For those on the lists who do not know me, I am the primary packaging
manager for bacula linux binaries. I am the primary commit person on the
rpm spec file as well as building *many* release files and managing
contributions from other folks for platforms I don't build directly. I
have also in the past produced Windows binaries and may do so again in
the future. I'm not sure.

I began my involvement with this project on 3/30/2003 with the initial
incarnation of the rpm spec file. I have received feedback in the past
from companies and distributions praising the multi-platform approach we
have taken with that spec file. I think there are very few projects out
there that "out of the box" will build to the number of platforms that
we do. And I spend a lot of effort to keep that up to date and growing
with the help of many contributors on rpm based platforms. Many other
folks do the same for BSD, Debian etc.

bacula has come a long way in that time due to the contributions of
*many* people and still has some way to go in some regards vs.
comparable commercial software. In some ways it excels that very same
commercial software. This is the essence of open source software. It is
a commons that we develop collaboratively, and knowledge and capability
advances in the same way that science in general advances.

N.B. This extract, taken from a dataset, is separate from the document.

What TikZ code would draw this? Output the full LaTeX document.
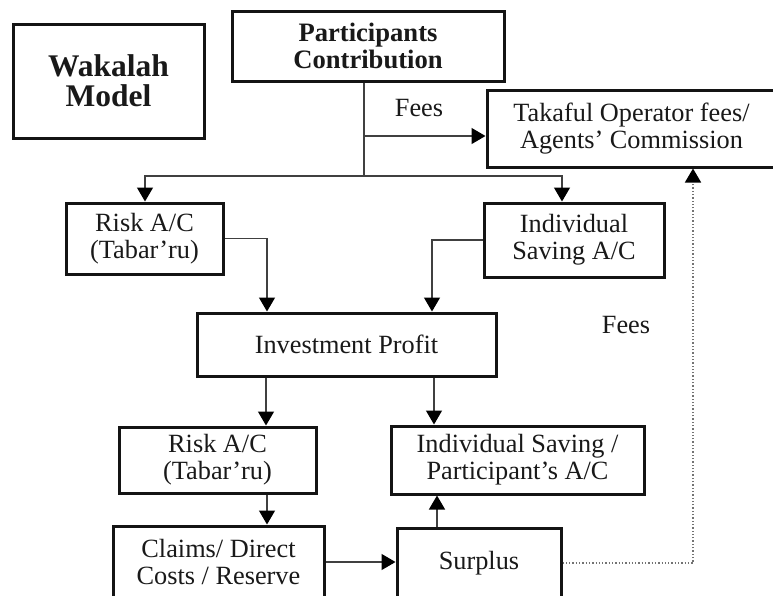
\documentclass[tikz,border=0pt]{standalone}
\usepackage{fontspec}
\setmainfont{Liberation Serif}
\usetikzlibrary{arrows.meta}
\begin{document}
\begin{tikzpicture}[x=1pt,y=-1pt,
  box/.style={draw=black!92, line width=3pt, rectangle, inner sep=0pt,
    align=center, text=black!90,
    font=\fontsize{26.3}{27}\selectfont},
  titlebox/.style={box, font=\fontsize{26.6}{26.5}\selectfont\bfseries},
  bigbox/.style={box, font=\fontsize{31.5}{30}\selectfont\bfseries},
  link/.style={draw=black!75, line width=1.3pt,
    -{Triangle[length=14pt,width=16pt,color=black]}},
  plain/.style={draw=black!75, line width=1.3pt},
  lbl/.style={inner sep=0pt, text=black!90, font=\fontsize{26.3}{27}\selectfont}]
\clip (0,0) rectangle (773,595);
\fill[white] (0,0) rectangle (773,595);

% boxes
\node[bigbox, minimum width=191pt, minimum height=114pt] (wak) at (108.5,81) {Wakalah\\Model};
\node[titlebox, minimum width=272pt, minimum height=70pt] (part) at (368,46) {Participants\\Contribution};
\node[box, minimum width=289pt, minimum height=77pt] (tak) at (631.5,128.5) {Takaful Operator fees/\\Agents’ Commission};
\node[box, minimum width=157pt, minimum height=71pt] (risk1) at (144.5,238.5) {Risk A/C\\(Tabar’ru)};
\node[box, minimum width=180pt, minimum height=74pt] (ind1) at (574,240) {Individual\\Saving A/C};
\node[box, minimum width=299pt, minimum height=63pt] (inv) at (346.5,344.5) {Investment Profit};
\node[box, minimum width=197pt, minimum height=66pt] (risk2) at (217.5,460) {Risk A/C\\(Tabar’ru)};
\node[box, minimum width=253pt, minimum height=68pt] (ind2) at (517.5,460) {Individual Saving /\\Participant’s A/C};
\node[box, minimum width=211pt, minimum height=72pt] (claims) at (218.5,562) {Claims/ Direct\\Costs / Reserve};
\node[box, minimum width=164pt, minimum height=70pt] (surplus) at (479,563) {Surplus};

% labels
\node[lbl] (fees1) at (419,108) {Fees};
\node[lbl] (fees2) at (626,325) {Fees};

% split of the contribution
\coordinate (jf) at (364,136);
\coordinate (j) at (364,176);
\coordinate (jl) at (145,176);
\coordinate (jr) at (562,176);
\draw[plain] (part.south -| j) -- (j);
\draw[link] (jf) -- (jf -| tak.west);
\draw[link] (j) -- (jl) -- (jl |- risk1.north);
\draw[link] (j) -- (jr) -- (jr |- ind1.north);

% into investment profit
\draw[link] (risk1.east) -| ([xshift=-79.5pt]inv.north);
\draw[link] (ind1.west) -| ([xshift=85.5pt]inv.north);

% out of investment profit
\draw[link] ([xshift=-80.5pt]inv.south) -- ([xshift=-80.5pt]inv.south |- risk2.north);
\draw[link] ([xshift=87.5pt]inv.south) -- ([xshift=87.5pt]inv.south |- ind2.north);

% lower flow
\draw[link] ([xshift=49.5pt]risk2.south) -- ([xshift=49.5pt]risk2.south |- claims.north);
\draw[link] (claims.east) -- (claims.east -| surplus.west);
\draw[link] ([xshift=-42pt]surplus.north) -- ([xshift=-42pt]surplus.north |- ind2.south);
\draw[link, draw=black!55, dotted, line width=1.5pt] (surplus.east) -| ([xshift=61.5pt]tak.south);
\end{tikzpicture}
\end{document}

So where does this leave us in the present discussion? I work my primary
job as a Director for USAirways. As such I am involved in many projects
that include software. My position/expertise is in fleet management so I
am involved with a particular commercial software package that I will
not name, but suffice to say that it is business critical and costs the
company a *lot* of money, both in terms of license fees and maintenance
and support fees. A recent proposal to our finance department to
implement a reporting module was in the neighborhood of one quarter
million dollars. You read that right and now ask yourself how useful is
a database driven application where the reporting capability is such a
priced "option."

My point is this. We all do this in an effort to provide a service and
advance the general art. If we are to continue in the long run we need
the support of those who utilize the efforts. If you are a private user
we welcome you at no charge. If you are a commercial enterprise then
please contemplate contributing a portion of what you save by accessing
the commons. Otherwise the golden egg goose will not likely survive.

As bacula moves into the enterprise mainstream there will be more and
more requests for features and support. The way to do this consequent
with the OSS model is that we need to generate an income stream to the
project in some way, thus hire developers to build upon what is
contributed. Kern and the other core developers can not do this alone.
Neither can Linus do it with the kernel. IBM gets this. Others do not.